● **WRITTEN PROBLEM**:
The entries below should be given again exactly, minus their pictures.
--
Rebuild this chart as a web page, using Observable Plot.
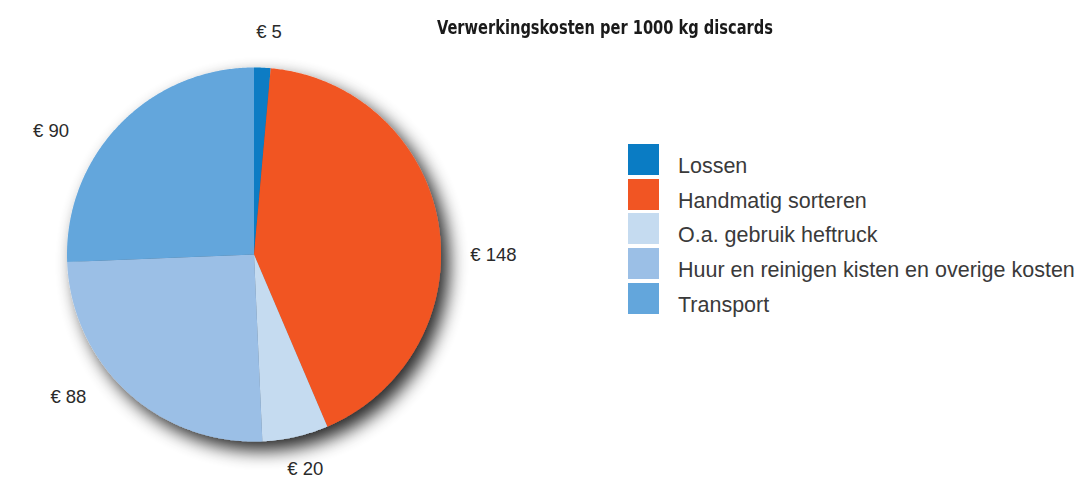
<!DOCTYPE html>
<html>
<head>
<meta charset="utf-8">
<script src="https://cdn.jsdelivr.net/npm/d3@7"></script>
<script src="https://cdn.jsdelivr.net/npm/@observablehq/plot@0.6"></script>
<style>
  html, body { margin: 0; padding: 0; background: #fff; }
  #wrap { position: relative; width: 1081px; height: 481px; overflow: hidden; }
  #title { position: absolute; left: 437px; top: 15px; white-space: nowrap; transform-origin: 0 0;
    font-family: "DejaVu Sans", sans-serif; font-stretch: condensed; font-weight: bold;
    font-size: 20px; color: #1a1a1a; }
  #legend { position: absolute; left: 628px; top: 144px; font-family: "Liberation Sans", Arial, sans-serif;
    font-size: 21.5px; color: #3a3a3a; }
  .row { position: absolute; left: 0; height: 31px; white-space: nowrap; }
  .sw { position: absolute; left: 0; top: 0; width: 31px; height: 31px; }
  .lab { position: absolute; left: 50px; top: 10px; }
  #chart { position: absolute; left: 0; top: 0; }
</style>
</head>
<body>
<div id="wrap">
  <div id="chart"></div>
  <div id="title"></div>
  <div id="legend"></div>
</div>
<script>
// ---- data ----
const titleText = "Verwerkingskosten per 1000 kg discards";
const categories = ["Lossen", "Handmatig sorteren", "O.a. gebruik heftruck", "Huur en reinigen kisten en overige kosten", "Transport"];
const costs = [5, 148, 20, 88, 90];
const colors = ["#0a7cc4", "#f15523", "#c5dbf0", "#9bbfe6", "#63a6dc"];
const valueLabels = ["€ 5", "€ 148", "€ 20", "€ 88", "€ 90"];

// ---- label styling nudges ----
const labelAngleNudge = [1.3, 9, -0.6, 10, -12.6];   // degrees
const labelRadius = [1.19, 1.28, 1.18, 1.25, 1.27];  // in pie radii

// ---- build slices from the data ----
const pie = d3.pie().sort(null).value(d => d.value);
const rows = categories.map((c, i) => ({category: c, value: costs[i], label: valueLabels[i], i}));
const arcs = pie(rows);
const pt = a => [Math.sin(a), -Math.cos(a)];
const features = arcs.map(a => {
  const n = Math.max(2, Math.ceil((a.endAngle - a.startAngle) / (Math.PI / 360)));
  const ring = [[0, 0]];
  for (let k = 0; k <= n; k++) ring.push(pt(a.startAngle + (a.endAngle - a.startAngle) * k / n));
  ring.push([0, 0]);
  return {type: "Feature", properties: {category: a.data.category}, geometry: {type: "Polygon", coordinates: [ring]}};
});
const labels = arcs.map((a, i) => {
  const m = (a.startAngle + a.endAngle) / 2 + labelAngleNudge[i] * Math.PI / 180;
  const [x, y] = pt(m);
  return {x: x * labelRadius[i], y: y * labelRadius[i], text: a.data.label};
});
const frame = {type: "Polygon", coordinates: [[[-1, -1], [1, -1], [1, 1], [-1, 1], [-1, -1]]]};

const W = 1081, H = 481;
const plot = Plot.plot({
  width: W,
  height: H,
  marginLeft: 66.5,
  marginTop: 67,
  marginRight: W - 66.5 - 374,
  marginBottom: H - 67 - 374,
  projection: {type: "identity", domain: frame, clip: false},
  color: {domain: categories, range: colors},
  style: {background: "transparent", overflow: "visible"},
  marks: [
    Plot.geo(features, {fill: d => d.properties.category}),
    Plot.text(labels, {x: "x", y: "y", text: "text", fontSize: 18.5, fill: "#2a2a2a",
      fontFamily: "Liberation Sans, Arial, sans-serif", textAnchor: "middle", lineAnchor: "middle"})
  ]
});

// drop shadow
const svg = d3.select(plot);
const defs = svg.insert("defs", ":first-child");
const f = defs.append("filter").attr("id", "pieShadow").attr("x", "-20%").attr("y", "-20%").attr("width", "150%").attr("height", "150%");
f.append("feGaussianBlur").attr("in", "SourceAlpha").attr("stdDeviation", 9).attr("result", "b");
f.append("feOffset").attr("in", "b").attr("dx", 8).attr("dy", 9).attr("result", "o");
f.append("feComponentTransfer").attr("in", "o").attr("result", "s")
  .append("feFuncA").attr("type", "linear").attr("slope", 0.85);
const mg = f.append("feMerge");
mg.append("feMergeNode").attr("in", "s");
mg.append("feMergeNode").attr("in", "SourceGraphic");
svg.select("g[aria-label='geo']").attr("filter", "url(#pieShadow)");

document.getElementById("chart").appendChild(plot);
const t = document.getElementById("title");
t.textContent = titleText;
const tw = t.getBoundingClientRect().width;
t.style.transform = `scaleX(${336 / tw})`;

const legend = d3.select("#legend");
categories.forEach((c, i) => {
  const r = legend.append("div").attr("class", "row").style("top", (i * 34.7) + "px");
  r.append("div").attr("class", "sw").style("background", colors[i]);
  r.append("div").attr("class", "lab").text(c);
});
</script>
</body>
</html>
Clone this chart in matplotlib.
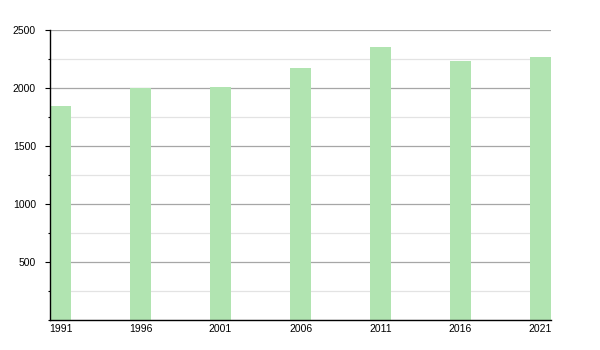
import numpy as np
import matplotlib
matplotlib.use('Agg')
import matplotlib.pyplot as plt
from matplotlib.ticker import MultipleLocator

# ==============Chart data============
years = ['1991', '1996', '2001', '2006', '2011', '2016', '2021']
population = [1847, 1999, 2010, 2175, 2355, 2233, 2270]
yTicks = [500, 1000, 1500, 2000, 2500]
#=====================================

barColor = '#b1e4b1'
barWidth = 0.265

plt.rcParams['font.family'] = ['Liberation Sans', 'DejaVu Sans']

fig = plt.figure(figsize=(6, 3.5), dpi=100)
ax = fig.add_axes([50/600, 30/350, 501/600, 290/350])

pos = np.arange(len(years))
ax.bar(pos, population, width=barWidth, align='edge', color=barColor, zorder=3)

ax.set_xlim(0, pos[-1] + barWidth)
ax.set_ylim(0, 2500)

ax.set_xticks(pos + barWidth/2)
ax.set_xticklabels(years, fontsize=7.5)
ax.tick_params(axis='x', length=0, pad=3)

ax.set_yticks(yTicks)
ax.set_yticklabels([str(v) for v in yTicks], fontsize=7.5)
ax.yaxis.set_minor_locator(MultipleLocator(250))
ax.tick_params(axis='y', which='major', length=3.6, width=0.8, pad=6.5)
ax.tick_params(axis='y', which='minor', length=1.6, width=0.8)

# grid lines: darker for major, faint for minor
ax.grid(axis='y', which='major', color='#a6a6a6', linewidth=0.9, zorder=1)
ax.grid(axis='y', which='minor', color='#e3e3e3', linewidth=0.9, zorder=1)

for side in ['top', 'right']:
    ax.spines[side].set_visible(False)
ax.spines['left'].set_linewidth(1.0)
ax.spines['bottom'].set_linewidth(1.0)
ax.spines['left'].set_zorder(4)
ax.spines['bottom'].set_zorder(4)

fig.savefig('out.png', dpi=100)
--
● **WRITTEN REPLY**:
Rebuild this chart as a web page, using Observable Plot.
<!DOCTYPE html>
<html>
<head>
<meta charset="utf-8">
<script src="https://cdn.jsdelivr.net/npm/d3@7"></script>
<script src="https://cdn.jsdelivr.net/npm/@observablehq/plot@0.6"></script>
<style>
  html, body { margin: 0; padding: 0; background: #fff; }
  #wrap { position: relative; width: 1081px; height: 481px; overflow: hidden; }
  #title { position: absolute; left: 437px; top: 15px; white-space: nowrap; transform-origin: 0 0;
    font-family: "DejaVu Sans", sans-serif; font-stretch: condensed; font-weight: bold;
    font-size: 20px; color: #1a1a1a; }
  #legend { position: absolute; left: 628px; top: 144px; font-family: "Liberation Sans", Arial, sans-serif;
    font-size: 21.5px; color: #3a3a3a; }
  .row { position: absolute; left: 0; height: 31px; white-space: nowrap; }
  .sw { position: absolute; left: 0; top: 0; width: 31px; height: 31px; }
  .lab { position: absolute; left: 50px; top: 10px; }
  #chart { position: absolute; left: 0; top: 0; }
</style>
</head>
<body>
<div id="wrap">
  <div id="chart"></div>
  <div id="title"></div>
  <div id="legend"></div>
</div>
<script>
// ---- data ----
const titleText = "Verwerkingskosten per 1000 kg discards";
const categories = ["Lossen", "Handmatig sorteren", "O.a. gebruik heftruck", "Huur en reinigen kisten en overige kosten", "Transport"];
const costs = [5, 148, 20, 88, 90];
const colors = ["#0a7cc4", "#f15523", "#c5dbf0", "#9bbfe6", "#63a6dc"];
const valueLabels = ["€ 5", "€ 148", "€ 20", "€ 88", "€ 90"];

// ---- label styling nudges ----
const labelAngleNudge = [1.3, 9, -0.6, 10, -12.6];   // degrees
const labelRadius = [1.19, 1.28, 1.18, 1.25, 1.27];  // in pie radii

// ---- build slices from the data ----
const pie = d3.pie().sort(null).value(d => d.value);
const rows = categories.map((c, i) => ({category: c, value: costs[i], label: valueLabels[i], i}));
const arcs = pie(rows);
const pt = a => [Math.sin(a), -Math.cos(a)];
const features = arcs.map(a => {
  const n = Math.max(2, Math.ceil((a.endAngle - a.startAngle) / (Math.PI / 360)));
  const ring = [[0, 0]];
  for (let k = 0; k <= n; k++) ring.push(pt(a.startAngle + (a.endAngle - a.startAngle) * k / n));
  ring.push([0, 0]);
  return {type: "Feature", properties: {category: a.data.category}, geometry: {type: "Polygon", coordinates: [ring]}};
});
const labels = arcs.map((a, i) => {
  const m = (a.startAngle + a.endAngle) / 2 + labelAngleNudge[i] * Math.PI / 180;
  const [x, y] = pt(m);
  return {x: x * labelRadius[i], y: y * labelRadius[i], text: a.data.label};
});
const frame = {type: "Polygon", coordinates: [[[-1, -1], [1, -1], [1, 1], [-1, 1], [-1, -1]]]};

const W = 1081, H = 481;
const plot = Plot.plot({
  width: W,
  height: H,
  marginLeft: 66.5,
  marginTop: 67,
  marginRight: W - 66.5 - 374,
  marginBottom: H - 67 - 374,
  projection: {type: "identity", domain: frame, clip: false},
  color: {domain: categories, range: colors},
  style: {background: "transparent", overflow: "visible"},
  marks: [
    Plot.geo(features, {fill: d => d.properties.category}),
    Plot.text(labels, {x: "x", y: "y", text: "text", fontSize: 18.5, fill: "#2a2a2a",
      fontFamily: "Liberation Sans, Arial, sans-serif", textAnchor: "middle", lineAnchor: "middle"})
  ]
});

// drop shadow
const svg = d3.select(plot);
const defs = svg.insert("defs", ":first-child");
const f = defs.append("filter").attr("id", "pieShadow").attr("x", "-20%").attr("y", "-20%").attr("width", "150%").attr("height", "150%");
f.append("feGaussianBlur").attr("in", "SourceAlpha").attr("stdDeviation", 9).attr("result", "b");
f.append("feOffset").attr("in", "b").attr("dx", 8).attr("dy", 9).attr("result", "o");
f.append("feComponentTransfer").attr("in", "o").attr("result", "s")
  .append("feFuncA").attr("type", "linear").attr("slope", 0.85);
const mg = f.append("feMerge");
mg.append("feMergeNode").attr("in", "s");
mg.append("feMergeNode").attr("in", "SourceGraphic");
svg.select("g[aria-label='geo']").attr("filter", "url(#pieShadow)");

document.getElementById("chart").appendChild(plot);
const t = document.getElementById("title");
t.textContent = titleText;
const tw = t.getBoundingClientRect().width;
t.style.transform = `scaleX(${336 / tw})`;

const legend = d3.select("#legend");
categories.forEach((c, i) => {
  const r = legend.append("div").attr("class", "row").style("top", (i * 34.7) + "px");
  r.append("div").attr("class", "sw").style("background", colors[i]);
  r.append("div").attr("class", "lab").text(c);
});
</script>
</body>
</html>
Clone this chart in matplotlib.
import numpy as np
import matplotlib
matplotlib.use('Agg')
import matplotlib.pyplot as plt
from matplotlib.ticker import MultipleLocator

# ==============Chart data============
years = ['1991', '1996', '2001', '2006', '2011', '2016', '2021']
population = [1847, 1999, 2010, 2175, 2355, 2233, 2270]
yTicks = [500, 1000, 1500, 2000, 2500]
#=====================================

barColor = '#b1e4b1'
barWidth = 0.265

plt.rcParams['font.family'] = ['Liberation Sans', 'DejaVu Sans']

fig = plt.figure(figsize=(6, 3.5), dpi=100)
ax = fig.add_axes([50/600, 30/350, 501/600, 290/350])

pos = np.arange(len(years))
ax.bar(pos, population, width=barWidth, align='edge', color=barColor, zorder=3)

ax.set_xlim(0, pos[-1] + barWidth)
ax.set_ylim(0, 2500)

ax.set_xticks(pos + barWidth/2)
ax.set_xticklabels(years, fontsize=7.5)
ax.tick_params(axis='x', length=0, pad=3)

ax.set_yticks(yTicks)
ax.set_yticklabels([str(v) for v in yTicks], fontsize=7.5)
ax.yaxis.set_minor_locator(MultipleLocator(250))
ax.tick_params(axis='y', which='major', length=3.6, width=0.8, pad=6.5)
ax.tick_params(axis='y', which='minor', length=1.6, width=0.8)

# grid lines: darker for major, faint for minor
ax.grid(axis='y', which='major', color='#a6a6a6', linewidth=0.9, zorder=1)
ax.grid(axis='y', which='minor', color='#e3e3e3', linewidth=0.9, zorder=1)

for side in ['top', 'right']:
    ax.spines[side].set_visible(False)
ax.spines['left'].set_linewidth(1.0)
ax.spines['bottom'].set_linewidth(1.0)
ax.spines['left'].set_zorder(4)
ax.spines['bottom'].set_zorder(4)

fig.savefig('out.png', dpi=100)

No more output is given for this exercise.